Wednesday 7 December 2011

Plastromancy and Economic Forecasting

Whilst observing our captive economist today prognosticating on growth for different economies across the globe I was struck by the remarkable similarities between this art form and that of general and ancient practices of divination.

One needs a source of divination. For the economist it helps to have a number of charts and usually plots of trends and potentials. All sorts of interesting terms are bandied about to nuance the viewpoint ‘output gap’, ‘trend growth’ or ‘inflation expectations’ but interestingly none of these are wildly different from present levels. All scenarios as merely extrapolations of the ‘known’ when what we are faced with is an unknown and dynamic notional system dubbed ‘the economy.’ I have no bones with the use of these charts to understand and explain economic activity but what I can’t understand is how an economy (being a giant description of a huge, interconnected system of trade) can have a trend growth rate? Or where one can physically observe the output gap?

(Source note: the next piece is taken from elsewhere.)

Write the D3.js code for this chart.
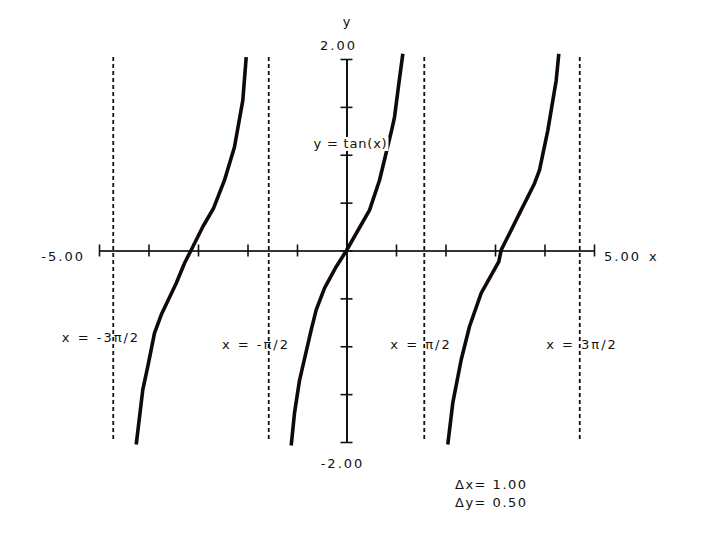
<!DOCTYPE html>
<html>
<head>
<meta charset="utf-8">
<script src="https://cdn.jsdelivr.net/npm/d3@7"></script>
<style>
  html, body { margin: 0; padding: 0; background: #fff; }
  svg { display: block; }
  text { font-family: "DejaVu Sans", Verdana, sans-serif; font-size: 13px; fill: #111; }
</style>
</head>
<body>
<svg id="chart" width="720" height="540"></svg>
<script>
// ---- data ----
const xDomain = [-5, 5];
const yDomain = [-2, 2];
const xTickValues = [-5, -4, -3, -2, -1, 0, 1, 2, 3, 4, 5];
const yTickValues = [-2, -1.5, -1, -0.5, 0, 0.5, 1, 1.5, 2];
const xEndLabels = ["-5.00", "5.00"];
const yEndLabels = ["-2.00", "2.00"];
const asymptoteX = [-4.712, -1.571, 1.571, 4.712];
const asymptoteLabels = ["x = -3π/2", "x = -π/2", "x = π/2", "x = 3π/2"];
const curveLabel = "y = tan(x)";
const deltaLabels = ["Δx= 1.00", "Δy= 0.50"];

// tan(x) branches, [x, y] points
const branchLeft = [
  [-4.248, -2.026], [-4.115, -1.453], [-4.014, -1.21], [-3.879, -0.862],
  [-3.743, -0.672], [-3.44, -0.342], [-3.273, -0.133], [-3.137, 0.005],
  [-2.903, 0.248], [-2.687, 0.44], [-2.465, 0.734], [-2.263, 1.081],
  [-2.095, 1.568], [-2.026, 2.019]
];
const branchMid = [
  [-1.117, -2.036], [-1.05, -1.696], [-0.949, -1.356], [-0.713, -0.828],
  [-0.612, -0.62], [-0.444, -0.394], [-0.208, -0.169], [0.0, 0.0],
  [0.465, 0.422], [0.667, 0.734], [0.814, 1.047],
  [0.915, 1.262], [0.97, 1.394], [1.057, 1.742], [1.138, 2.054]
];
const branchRight = [
  [2.046, -2.026], [2.147, -1.592], [2.317, -1.141], [2.485, -0.794],
  [2.721, -0.446], [3.077, -0.117], [3.125, 0.005],
  [3.226, 0.109], [3.495, 0.388], [3.798, 0.70], [3.899, 0.839],
  [4.067, 1.255], [4.236, 1.776], [4.289, 2.054]
];

// ---- drawing ----
const svg = d3.select("#chart");
const x = d3.scaleLinear().domain(xDomain).range([99, 594]);
const y = d3.scaleLinear().domain(yDomain).range([442, 59]);

// asymptotes
svg.append("g").selectAll("line").data(asymptoteX).join("line")
  .attr("x1", d => x(d)).attr("x2", d => x(d))
  .attr("y1", y(2) - 2).attr("y2", y(-2))
  .attr("stroke", "#111").attr("stroke-width", 1.8)
  .attr("stroke-dasharray", "4,3");

// x axis
const xAxisG = svg.append("g").attr("transform", `translate(0,${y(0)})`);
xAxisG.call(d3.axisBottom(x).tickValues(xTickValues).tickSizeInner(0).tickSizeOuter(0).tickFormat(""));
xAxisG.select(".domain").attr("stroke", "#333").attr("stroke-width", 2);
xAxisG.selectAll(".tick line").remove();
xAxisG.selectAll(".tick").append("line")
  .attr("y1", -6).attr("y2", 6).attr("stroke", "#111").attr("stroke-width", 1.6);

// y axis
const yAxisG = svg.append("g").attr("transform", `translate(${x(0)},0)`);
yAxisG.call(d3.axisLeft(y).tickValues(yTickValues).tickSizeInner(0).tickSizeOuter(0).tickFormat(""));
yAxisG.select(".domain").attr("stroke", "#111").attr("stroke-width", 2);
yAxisG.selectAll(".tick line").remove();
yAxisG.selectAll(".tick").append("line")
  .attr("x1", -6).attr("x2", 6).attr("stroke", "#111").attr("stroke-width", 1.6);

// curve
const line = d3.line().x(d => x(d[0])).y(d => y(d[1]));
svg.append("g").selectAll("path").data([branchLeft, branchMid, branchRight]).join("path")
  .attr("d", line).attr("fill", "none").attr("stroke", "#110808")
  .attr("stroke-width", 3.6).attr("stroke-linejoin", "round");

// curve label with white background
const cl = svg.append("g");
const clText = cl.append("text").attr("x", x(0) + 4).attr("y", 148)
  .attr("text-anchor", "middle").style("letter-spacing", "0.8px").text(curveLabel);
const bb = clText.node().getBBox();
cl.insert("rect", "text").attr("x", bb.x - 1).attr("y", bb.y + 1)
  .attr("width", bb.width + 2).attr("height", bb.height - 1).attr("fill", "#fff");

// axis end labels
svg.append("text").attr("x", 85).attr("y", 261).attr("text-anchor", "end")
  .style("letter-spacing", "2px").text(xEndLabels[0]);
svg.append("text").attr("x", 604).attr("y", 261).attr("text-anchor", "start")
  .style("letter-spacing", "2px").text(xEndLabels[1]);
svg.append("text").attr("x", 649).attr("y", 261).text("x");
svg.append("text").attr("x", x(0) - 4).attr("y", 468).attr("text-anchor", "middle")
  .style("letter-spacing", "2px").text(yEndLabels[0]);
svg.append("text").attr("x", x(0) - 8).attr("y", 50).attr("text-anchor", "middle")
  .style("letter-spacing", "2px").text(yEndLabels[1]);
svg.append("text").attr("x", x(0)).attr("y", 26).attr("text-anchor", "middle").text("y");

// asymptote labels
const labelPos = [[101, 342], [256, 349], [421, 349], [582, 349]];
svg.append("g").selectAll("text").data(asymptoteLabels).join("text")
  .attr("x", (d, i) => labelPos[i][0]).attr("y", (d, i) => labelPos[i][1])
  .attr("text-anchor", "middle").style("letter-spacing", "2px")
  .text(d => d);

// delta labels
svg.append("g").selectAll("text").data(deltaLabels).join("text")
  .attr("x", 455).attr("y", (d, i) => 489 + i * 18)
  .style("letter-spacing", "1.5px").text(d => d);
</script>
</body>
</html>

This to my mind is akin to divination from the charts just as the sages of ancient China used turtle shells burned in fires to read the cracks in the charred shell and offer views on the future. I will take a bold step and suggest that actually the ancient sage’s method was appropriate for the world view at the time just as economic explanations for many modern systems help people make decisions and the future. That may in fact be where the value of economic forecasting lies. It’s never correct but it’s another tool to make sense of the world. Perhaps in the future the science of economic forecasting will be resigned to the scrapheap of obsolete description of the world such as the four temperaments or the celestial spheres.

For my forecast I am selecting the Bible and the Pharaohs dream of seven fat cattle and seven thin cattle. Using this estimate I foresee an upswing in recovery from 2015 assuming the 2001-2008 fat trends persists to the next cycle.